In the U.S., incoming economic data has been rather weak recently. Both employment and inflation figures have been soft this month. Today we had weaker-than-expected readings on building permits and housing starts, while the UoM Consumer Sentiment also missed the mark. The dollar weakened but didn’t fall off a cliff. That may be because of what the Fed had announced on Wednesday: that the soft patch in economic data is transitory and that this won’t stop the central bank from tightening its belt further. What’s more, a dovish Bank of Japan and European Central Bank has helped to support the dollar with the U.S. dollar/Japanese yen (USD/JPY) currency pair and the euro/U.S. dollar (EUR/USD) currency pair showing possible reversal signs in their respective bearish and bullish trends. Thus, the dollar may be able to appreciate despite the weakness in US macro figures. However, if things start to turn ugly then market participants may price in the possibility that the Fed may actually be wrong in its forecasts about the U.S. economy. For now, though, investors are giving the Fed the benefit of the doubt – only just.
But after a busy week of fundamental events, next week is set to be a quieter one in terms of economic data. There is, however, one more key central bank meeting to look forward to as the Reserve Bank of New Zealand makes its policy decision on Wednesday, albeit no change is expected to be announced. Eurozone PMIs will be among next week's key data, due on Friday. From North America, Canadian retail sales (Thursday) and CPI (Friday) are among the highlights, while in the US there's nothing significant scheduled apart from a few second-tier macro pointers here and there.
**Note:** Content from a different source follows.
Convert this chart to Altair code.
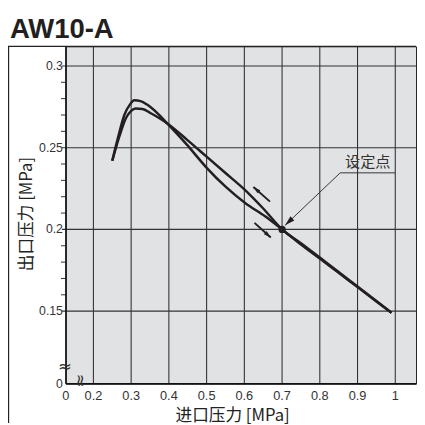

The Dollar Index managed to form a potential reversal pattern following a hawkish Fed meeting on Wednesday. It created a hammer candlestick pattern at around the 61.8% Fibonacci retracement level after the break below the prior low at 96.50 proved to be a false move. So we may have seen a reversal pattern unfold for the dollar index, similar to what had happened at the turn of the year at around 103.55, which marked the end of the dollar rally. However, if the DXY were to hit a new low on the year in the coming days then all the bullish bets would be off.